A Shuttle Astronaut Shares The Excitement of Science

As a teacher, he works to raise interest in and aptitude for science

Astronaut Al Sacco Jr. is getting ready to jet off to California to tape an episode of "Home Improvement." The filming of the TV sitcom will bring together the entire crew of the Columbia Space Shuttle - possibly for the last time.

"The old gang is breaking up," says Dr. Sacco wistfully as he takes a break and settles into a chair in his office at Worcester Polytechnic Institute (WPI), in Worcester, Mass.

Today, a little more than a month since he returned to Earth, the payload specialist talks about another kind of mission: getting children excited about science.

"There is absolutely no question kids' math and science skills are abysmal compared with most of the industrialized world. Why is that?" he asks.

"Technology and science and engineering are what drive our modern lifestyle, and we're losing that because the kids are not inspired. It's not because they're not bright.... They don't have that fire in the belly, the quest to understand why, that excitement of discovery and risk."

In fact, understanding risk is key, to Sacco. "I think the first thing that we have to do in society is understand cost-benefit in risk. We have to realize that risk is a part of discovery and a part of advancement... There would be no country here without risk.

"I'm not saying everybody has to be a physicist or a chemist or a chemical engineer ... but they are going to have to be technically literate to survive and function in our society in the 21st century. And the nations that recognize this - and we're not one of them, in my opinion - they're the ones that are going to be the leaders of the future," he says.

Education is first step

"We need to invest in education in this country," he says, noting that the lip service paid to that statement is enormous. Schools are struggling, teachers are underpaid, and universities are downsizing, because the bottom line is money, he says. As head of WPI's Chemical Engineering Department, as an expert in Zeolite crystals, and as a father of four, Sacco should know.

While acknowledging that these issues aren't exactly new, Sacco utters a statement he will repeat several times during an interview: "The time has come for committed individuals, and for people to whom much is given, much is expected."

Sacco is one such individual. His involvement with schools has not been just an occasional classroom appearance to show kids his space suit. While on orbit, he and the other crew members from the second United States Microgravity Laboratory taught science lessons to high school and elementary school students via live broadcast. Students asked the crew questions that related to the astronauts' research after doing experiments in their classrooms. The lessons from space reached an estimated 40,000 classrooms across the country through rebroadcasts the next day.

At South High in Worcester, students from several local schools participated in a "contact angle" fluids experiment. Then they talked with Sacco, who was orbiting 180 miles above Earth. "It was really exciting because you knew you were talking to people above you flying in space," said Katie Elworthy, a student from Doherty Memorial.

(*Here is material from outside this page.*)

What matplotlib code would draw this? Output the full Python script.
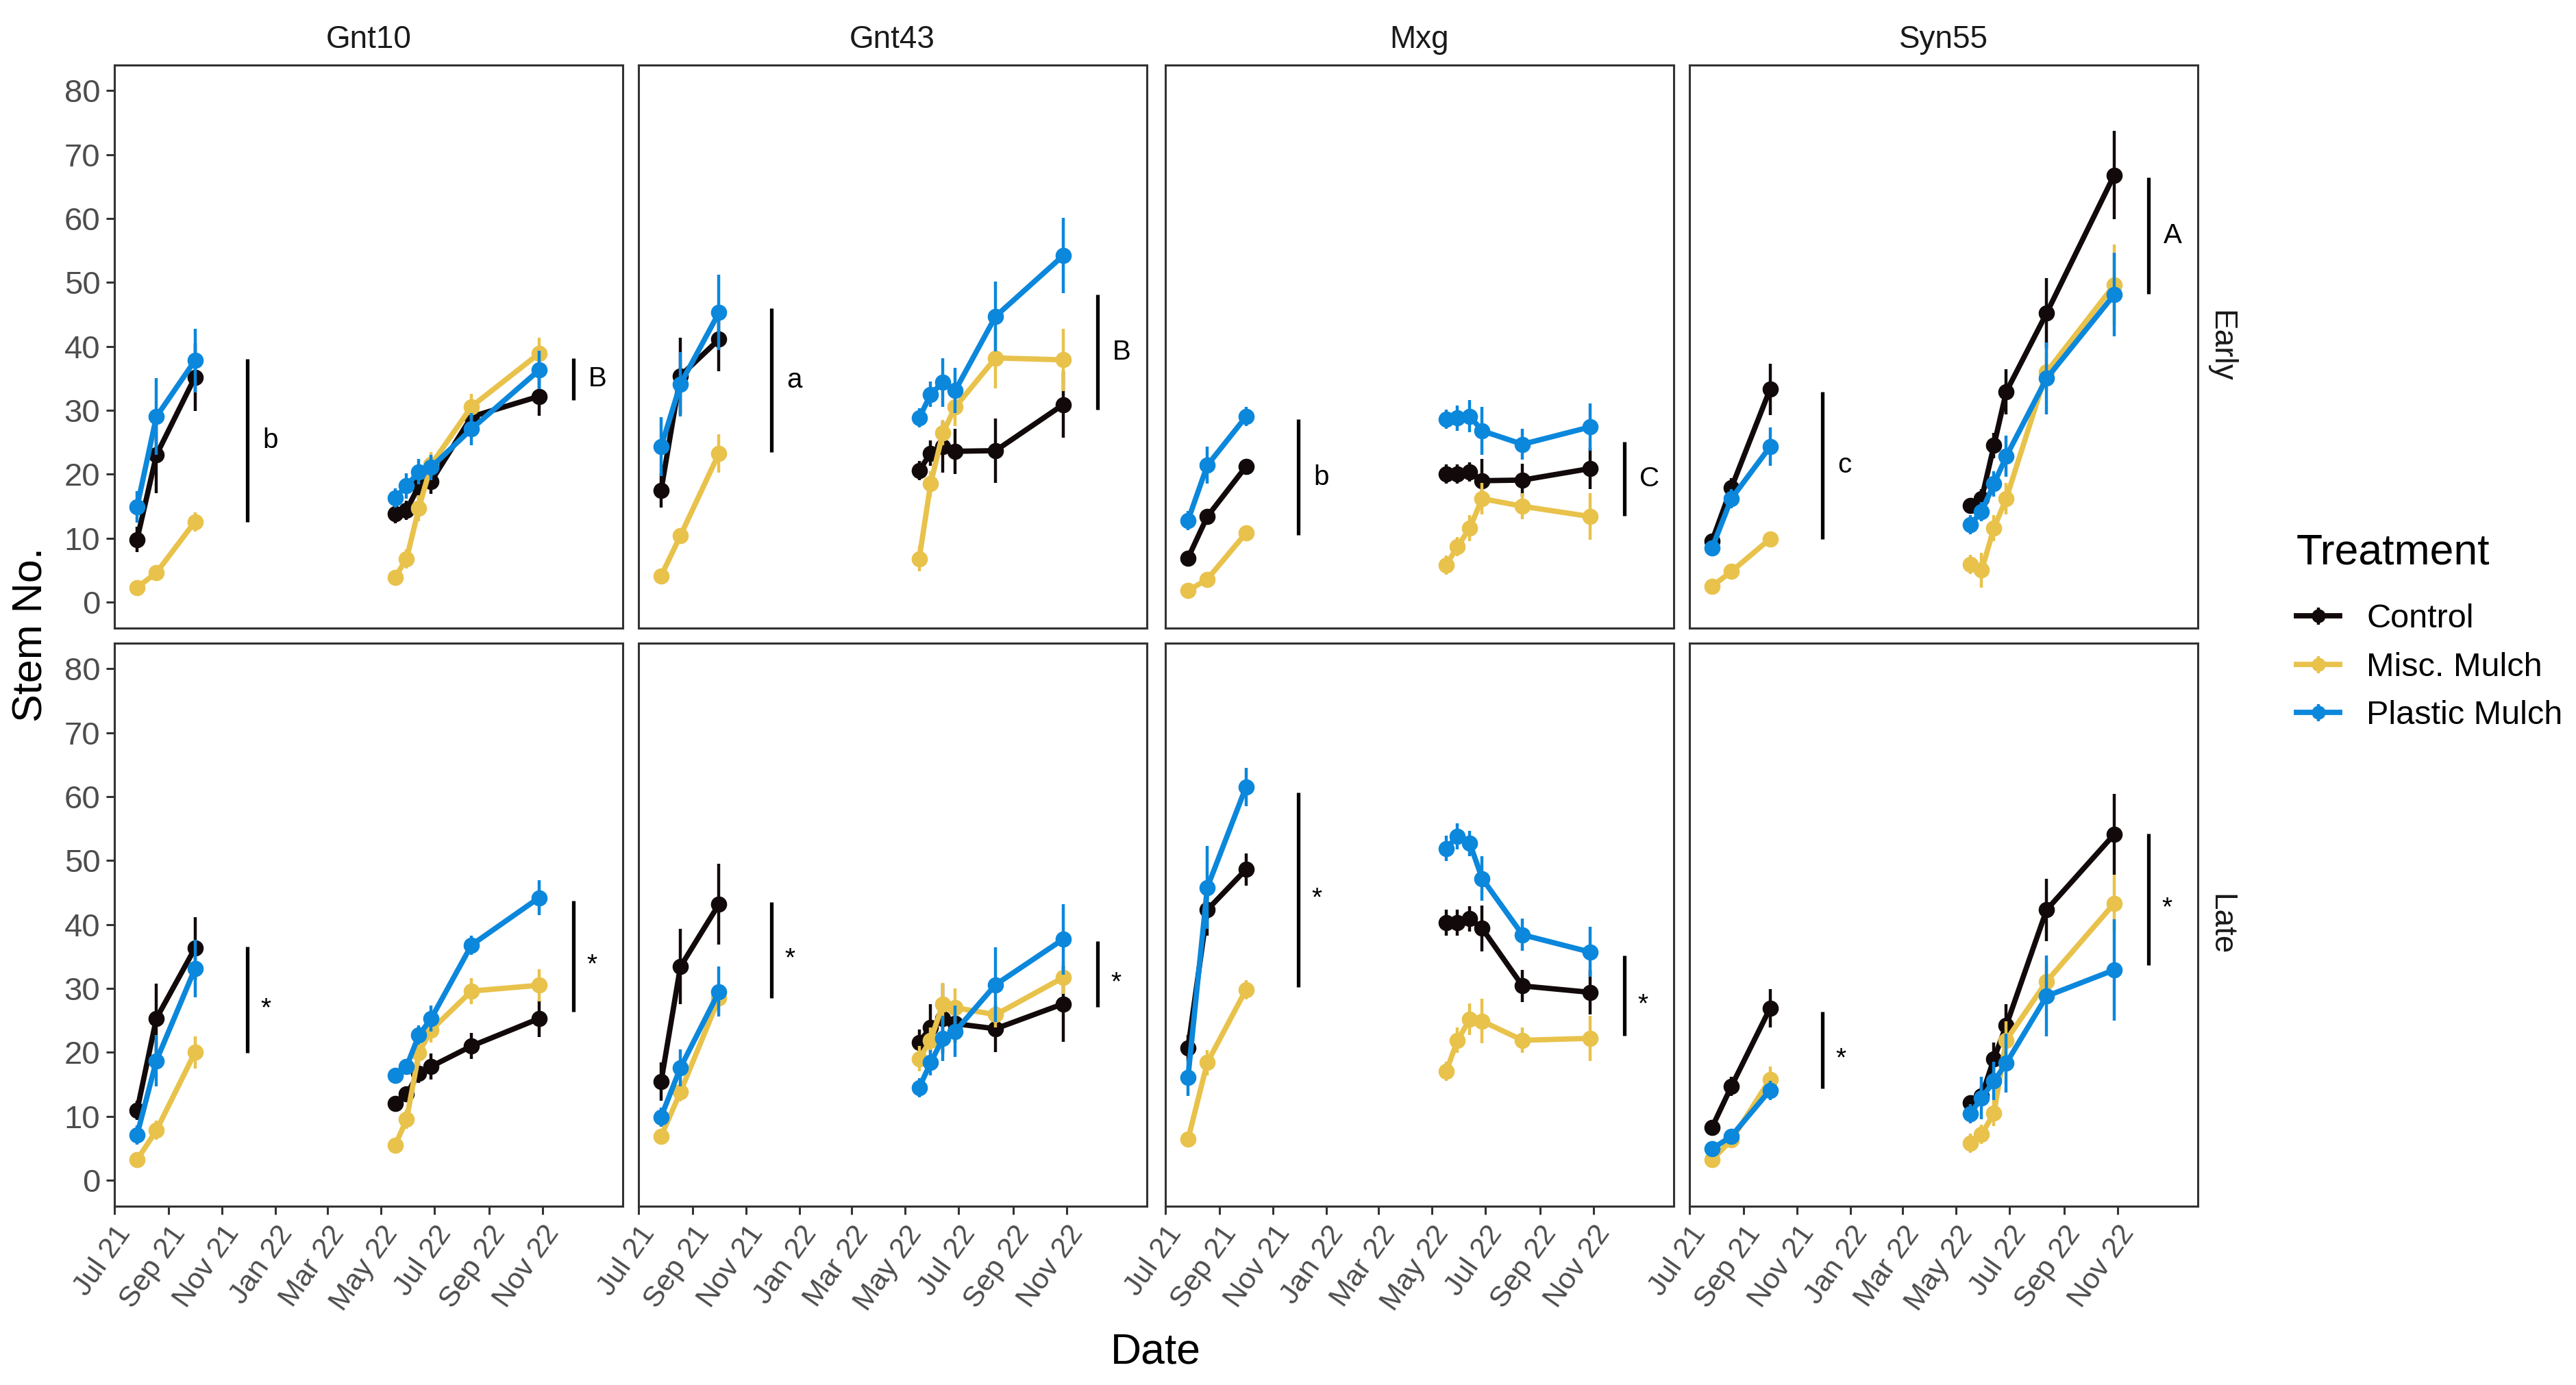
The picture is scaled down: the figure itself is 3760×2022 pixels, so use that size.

The impetus for the lessons grew out of several things, especially the poor state of student aptitude in math and science. Sacco and his payload commander, Kathy Thornton, decided to devise an educational aspect to the mission.

"NASA always does a lot of educational things," Sacco says. "One of the things I thought they were lacking was tying an existing science mission to experiments that were very similar to what the kids could do on the ground."

"Our intention was to use the space venue and the aura around astronauts to try to get kids to realize that science isn't for geeks."

Once, while visiting a classroom, he recalls, the students conveyed that "We aren't really interested in science, we just wanted to meet an astronaut."

Looking back on his own childhood, Sacco counts supportive family members as big influences on his going into science. They encouraged him to be curious, often asking, "Why is that? Do you know?"

When he was 8 or 9, the space program started. Science fiction films were also popular at the time. "The science fiction pictures were positive things. We were exploring and we found new civilizations. It put science and engineering in a much more positive light [than films today].

Igniting curiosity

Improving science education in the US will take a lot of different efforts, Sacco says.

Igniting curiosity is the first step, he says. Kids can take it from there. It begins with teachers - and parents - who understand and are enthusiastic about science.

"It's critical that we get away from this 'watch-me' demonstration style of education - to 'you do it, you tell me,'" he says. You have to instill that hunger and curiosity in them at a young age.

"Even with high school kids and eighth-graders and ninth-graders, and it's not cool to look like you're studying. Then, when I talk about sitting on 7-1/2 million pounds of thrust and what it feels like to rocket and travel more than five miles a second, and to look out on the cosmos, and the beauty of the heavens, all their eyes open up.

"And all of a sudden, it's not so uncool."